Imagine sitting peacefully in Morning Meeting, getting ready for meditation, preparing mentally for the day ahead, and then getting interrupted by the most distressing bit of news: Sam Almo-Milkin is stopping his daily holiday announcements!? He’s been doing it for two years! The student body of Sequoyah has never felt more shocked. Impossible, surely. But knowing it’s better to confront your worst fears, I spoke with Sam Almo-Milkin ’25, and other Sequoyah peers about the news. To my utmost disappointment, it was in fact, not impossible.
Rachel Youngstrom ’26 spoke with me about her feelings about the shocking revelation. Her initial reaction expressed how many Sequoyah high school students felt after hearing the news: “Oh my gosh, Sam, you’re gonna stop? Why? You’re not even going to graduate next year! Why on earth would you do that?” However, after thinking on it, Youngstrom reflected that it made sense. “Twelfth graders obviously have a lot of stuff going on,” she reasoned, “And it’s important to have someone to carry on your legacy before you graduate, just to make sure that it happens.”
“He’s a busy, busy, busy, busy junior,” added Luca DiMassa ‘27. “He's worried about his future, his college.” But, DiMassa argued stopping the announcements might not actually be beneficial to Almo-Milkin’s future. “What would a college love to see on a resume? Morning Meeting announcer.” DiMassa also voiced disappointment, expressing that Almo-Milkin stepping down would have been fine if he was going out “with a bang,” but he isn’t.

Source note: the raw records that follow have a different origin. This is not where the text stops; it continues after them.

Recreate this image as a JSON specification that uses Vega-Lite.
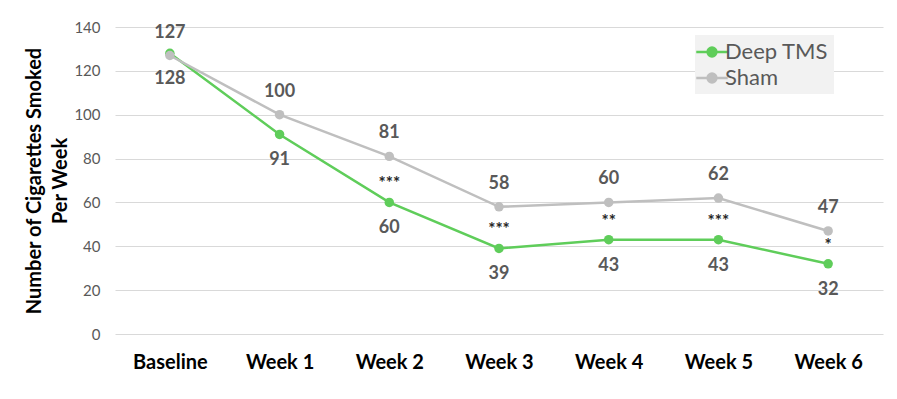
{
  "$schema": "https://vega.github.io/schema/vega-lite/v6.json",
  "width": 768,
  "height": 307,
  "autosize": "none",
  "padding": {"left": 115, "top": 27, "right": 14, "bottom": 65},
  "background": "white",
  "config": {
    "font": "Lato",
    "view": {"stroke": null}
  },
  "datasets": {
    "series": [
      {"week": "Baseline", "group": "Deep TMS", "value": 128},
      {"week": "Week 1", "group": "Deep TMS", "value": 91},
      {"week": "Week 2", "group": "Deep TMS", "value": 60},
      {"week": "Week 3", "group": "Deep TMS", "value": 39},
      {"week": "Week 4", "group": "Deep TMS", "value": 43},
      {"week": "Week 5", "group": "Deep TMS", "value": 43},
      {"week": "Week 6", "group": "Deep TMS", "value": 32},
      {"week": "Baseline", "group": "Sham", "value": 127},
      {"week": "Week 1", "group": "Sham", "value": 100},
      {"week": "Week 2", "group": "Sham", "value": 81},
      {"week": "Week 3", "group": "Sham", "value": 58},
      {"week": "Week 4", "group": "Sham", "value": 60},
      {"week": "Week 5", "group": "Sham", "value": 62},
      {"week": "Week 6", "group": "Sham", "value": 47}
    ],
    "stars": [
      {"week": "Week 2", "value": 60, "sig": "***"},
      {"week": "Week 3", "value": 39, "sig": "***"},
      {"week": "Week 4", "value": 43, "sig": "**"},
      {"week": "Week 5", "value": 43, "sig": "***"},
      {"week": "Week 6", "value": 32, "sig": "*"}
    ]
  },
  "encoding": {
    "x": {
      "field": "week", "type": "nominal", "sort": null,
      "scale": {"type": "point", "padding": 0.5},
      "axis": {
        "title": null, "labelAngle": 0, "domain": false, "ticks": false, "grid": false,
        "labelFont": "Lato", "labelFontWeight": "bold", "labelFontSize": 20, "labelColor": "#000000",
        "labelPadding": 18
      }
    },
    "y": {
      "field": "value", "type": "quantitative",
      "scale": {"domain": [0, 140]},
      "axis": {
        "values": [0, 20, 40, 60, 80, 100, 120, 140],
        "domain": false, "ticks": false, "gridColor": "#d9d9d9", "gridWidth": 1,
        "labelColor": "#595959", "labelFontSize": 15, "labelPadding": 15,
        "title": ["Number of Cigarettes Smoked", "Per Week"],
        "titleFontSize": 20, "titleFontWeight": "bold", "titleColor": "#000000",
        "titleLineHeight": 26, "titlePadding": 3
      }
    }
  },
  "layer": [
    {
      "data": {"name": "series"},
      "mark": {"type": "line", "strokeWidth": 2.5, "point": {"filled": true, "size": 90}},
      "encoding": {
        "color": {
          "field": "group", "type": "nominal",
          "scale": {"domain": ["Deep TMS", "Sham"], "range": ["#5fcd5a", "#bfbfbf"]},
          "legend": {
            "title": null, "orient": "none", "legendX": 580, "legendY": 8,
            "fillColor": "#f2f2f2", "padding": 5, "rowPadding": 3,
            "labelFontSize": 22, "labelColor": "#595959", "labelFont": "Lato",
            "symbolType": "M-1.5,0H1.5M-0.42,0A0.42,0.42 0 1,0 0.42,0A0.42,0.42 0 1,0 -0.42,0",
            "symbolSize": 440, "symbolStrokeWidth": 2.5, "labelOffset": 1
          }
        }
      }
    },
    {
      "data": {"name": "series"},
      "transform": [{"filter": "datum.group === 'Sham'"}],
      "mark": {"type": "text", "dy": -23, "fontSize": 18, "fontWeight": "bold", "color": "#595959", "font": "Lato"},
      "encoding": {"text": {"field": "value"}}
    },
    {
      "data": {"name": "series"},
      "transform": [{"filter": "datum.group === 'Deep TMS'"}],
      "mark": {"type": "text", "dy": 26, "fontSize": 18, "fontWeight": "bold", "color": "#595959", "font": "Lato"},
      "encoding": {"text": {"field": "value"}}
    },
    {
      "data": {"name": "stars"},
      "mark": {"type": "text", "dy": -18, "fontSize": 17, "fontWeight": "bold", "color": "#262626", "font": "Lato"},
      "encoding": {"text": {"field": "sig"}}
    }
  ]
}
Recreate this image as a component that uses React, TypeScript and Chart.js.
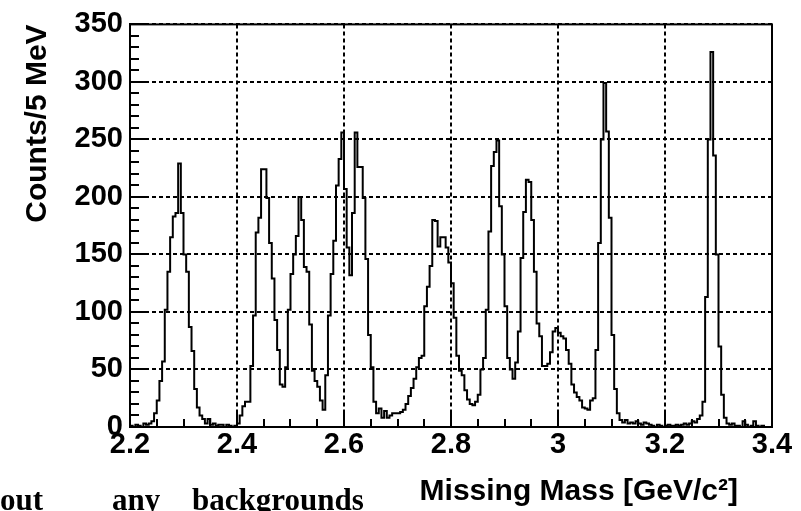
import React, { useEffect, useRef } from "react";
import { Chart, registerables } from "chart.js";

Chart.register(...registerables);

// Histogram binning (5 MeV bins from 2.2 to 3.4 GeV/c^2)
const BIN_START = 2.2;
const BIN_WIDTH = 0.005;

// Counts per 5 MeV bin (240 bins)
const counts = [
  1, 0, 2, 1, 0, 3, 2, 3, 5, 12,
  23, 40, 57, 102, 135, 165, 183, 186, 229, 186,
  150, 135, 87, 66, 33, 17, 10, 7, 3, 7,
  2, 3, 1, 2, 2, 0, 2, 1, 0, 1,
  3, 10, 18, 22, 22, 53, 97, 169, 182, 224,
  224, 199, 160, 129, 93, 67, 37, 35, 52, 102,
  133, 150, 166, 200, 180, 139, 135, 89, 49, 40,
  35, 23, 15, 45, 97, 133, 162, 210, 233, 256,
  207, 156, 132, 186, 256, 226, 226, 199, 146, 80,
  52, 22, 12, 16, 8, 14, 8, 10, 12, 12,
  12, 13, 15, 20, 27, 34, 42, 52, 60, 62,
  105, 122, 140, 180, 179, 157, 165, 165, 156, 143,
  125, 95, 62, 49, 45, 32, 24, 20, 19, 22,
  28, 50, 60, 102, 170, 227, 239, 249, 192, 150,
  105, 60, 50, 42, 56, 83, 147, 187, 215, 213,
  180, 135, 90, 79, 53, 53, 55, 65, 83, 86,
  82, 79, 77, 67, 55, 37, 30, 26, 23, 17,
  16, 15, 23, 25, 67, 160, 250, 299, 257, 182,
  80, 33, 12, 6, 4, 6, 3, 4, 3, 5,
  3, 2, 4, 3, 2, 1, 0, 2, 1, 0,
  1, 2, 1, 1, 2, 1, 2, 3, 2, 3,
  5, 4, 7, 10, 22, 113, 250, 326, 236, 150,
  70, 28, 8, 3, 2, 3, 1, 1, 0, 5,
  2, 0, 1, 5, 1, 0, 1, 0, 0, 0,
];

const xTicks = [2.2, 2.4, 2.6, 2.8, 3.0, 3.2, 3.4];
const yTicks = [0, 50, 100, 150, 200, 250, 300, 350];
const xMinorStep = 0.05;
const yMinorStep = 10;

const xTitle = "Missing Mass [GeV/c²]";
const yTitle = "Counts/5 MeV";
const strayWords = ["out", "any", "backgrounds"];

const SANS = '"Liberation Sans", Arial, Helvetica, sans-serif';
const SERIF = '"Liberation Serif", "Times New Roman", serif';

const fmt = (v: number) => String(Number(v.toFixed(2)));

const framePlugin = {
  id: "rootFrame",
  afterDraw(chart: any) {
    const { ctx, chartArea, scales } = chart;
    const { left, right, top, bottom } = chartArea;
    const x = scales.x;
    const y = scales.y;
    ctx.save();
    ctx.strokeStyle = "#000";
    ctx.lineWidth = 2;
    ctx.setLineDash([]);
    ctx.beginPath();
    // y ticks (inside, left)
    const yMax = yTicks[yTicks.length - 1];
    for (let k = 0; k * yMinorStep <= yMax + 1e-9; k++) {
      const v = k * yMinorStep;
      const py = Math.round(y.getPixelForValue(v));
      const len = v % 50 === 0 ? 16 : 9;
      ctx.moveTo(left, py);
      ctx.lineTo(left + len, py);
    }
    // x ticks (inside, bottom)
    const xMin = xTicks[0];
    const xMax = xTicks[xTicks.length - 1];
    const nx = Math.round((xMax - xMin) / xMinorStep);
    for (let k = 0; k <= nx; k++) {
      const v = xMin + k * xMinorStep;
      const px = Math.round(x.getPixelForValue(v));
      const len = k % 4 === 0 ? 14 : 8;
      ctx.moveTo(px, bottom);
      ctx.lineTo(px, bottom - len);
    }
    ctx.stroke();
    ctx.strokeRect(left, top, right - left, bottom - top);

    // x-axis title
    ctx.fillStyle = "#000";
    ctx.font = `bold 30px ${SANS}`;
    ctx.textAlign = "right";
    ctx.textBaseline = "alphabetic";
    ctx.fillText(xTitle, 738, 500);

    // stray text from the page below the figure
    ctx.font = `bold 31px ${SERIF}`;
    ctx.textAlign = "left";
    ctx.fillText(strayWords[0], 0, 510);
    ctx.fillText(strayWords[1], 112, 510);
    ctx.fillText(strayWords[2], 192, 510);
    ctx.restore();
  },
};

export default function App() {
  const ref = useRef<HTMLCanvasElement | null>(null);

  useEffect(() => {
    if (!ref.current) return;
    const points = counts.map((c, i) => ({ x: BIN_START + i * BIN_WIDTH, y: c }));
    points.push({ x: BIN_START + counts.length * BIN_WIDTH, y: counts[counts.length - 1] });

    const chart = new Chart(ref.current, {
      type: "line",
      data: {
        datasets: [
          {
            data: points,
            stepped: "before",
            borderColor: "#000",
            borderWidth: 2,
            pointRadius: 0,
            fill: false,
          },
        ],
      },
      options: {
        animation: false,
        responsive: false,
        maintainAspectRatio: false,
        events: [],
        layout: { padding: { top: 18, right: 29, left: 0, bottom: 0 } },
        plugins: {
          legend: { display: false },
          tooltip: { enabled: false },
          title: { display: false },
        },
        scales: {
          x: {
            type: "linear",
            min: xTicks[0],
            max: xTicks[xTicks.length - 1],
            afterBuildTicks: (s: any) => {
              s.ticks = xTicks.map((v) => ({ value: v }));
            },
            afterFit: (s: any) => {
              s.height = 84;
            },
            grid: { color: "#000", lineWidth: 2, drawTicks: false },
            border: { display: true, color: "#000", width: 2, dash: [4, 3] },
            ticks: {
              color: "#000",
              padding: 1,
              autoSkip: false,
              maxRotation: 0,
              font: { family: SANS, size: 29, weight: "bold" },
              callback: (v: any) => fmt(Number(v)),
            },
          },
          y: {
            type: "linear",
            min: yTicks[0],
            max: yTicks[yTicks.length - 1],
            afterBuildTicks: (s: any) => {
              s.ticks = yTicks.map((v) => ({ value: v }));
            },
            afterFit: (s: any) => {
              s.width = 130;
            },
            grid: { color: "#000", lineWidth: 2, drawTicks: false },
            border: { display: true, color: "#000", width: 2, dash: [4, 3] },
            ticks: {
              color: "#000",
              padding: 7,
              font: { family: SANS, size: 29, weight: "bold" },
              callback: (v: any) => fmt(Number(v)),
            },
            title: {
              display: true,
              text: yTitle,
              align: "end",
              color: "#000",
              font: { family: SANS, size: 30, weight: "bold" },
              padding: { top: 20, bottom: 0 },
            },
          },
        },
      },
      plugins: [framePlugin],
    });
    return () => chart.destroy();
  }, []);

  return (
    <div
      style={{
        position: "fixed",
        left: 0,
        top: 0,
        width: 801,
        height: 511,
        background: "#fff",
        overflow: "hidden",
      }}
    >
      <canvas ref={ref} width={801} height={511} style={{ display: "block" }} />
    </div>
  );
}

Sam Almo-Milkin’s term as Morning Meeting announcer is ending “with a whimper, with a dying halt, with a screech of pain.”
Sam Almo-Milkin offered a different perspective, stating he had been doing the announcements for a long time: “I’ve said all of the daily announcements that there are to say, objectively, [and] there are only 365 days a year.” When asked if he might regret stepping down from the position, Almo-Milkin responded matter-of-factly, “No, no. I will not regret it. I’ve been doing it for at least one cycle. I’ve given some of the same announcements twice.”
There’s no doubt Almo-Milkin is a crowd favorite in Morning Meetings. According to DiMassa, “he gave the facts and no one else was willing to share his hardcore journalism.” His announcements “shed a light [on] the rest of the world surrounding Sequoyah.” But now that this golden period in Morning Meeting’s short history is ending, Sam Almo-Milkin will need to choose a successor. The students I spoke to all had picks in mind, but Almo-Milkin himself said he didn’t have anyone in particular selected. However, he did share a link to a Google Form for applying for the position, and stated that, “in the future, there will be a Google Form sent to the entire student body.” So, as the world keeps turning, the Sequoyah high school community will just have to figure out what a Morning Meeting without Sam Almo-Milkin’s daily announcements will look like.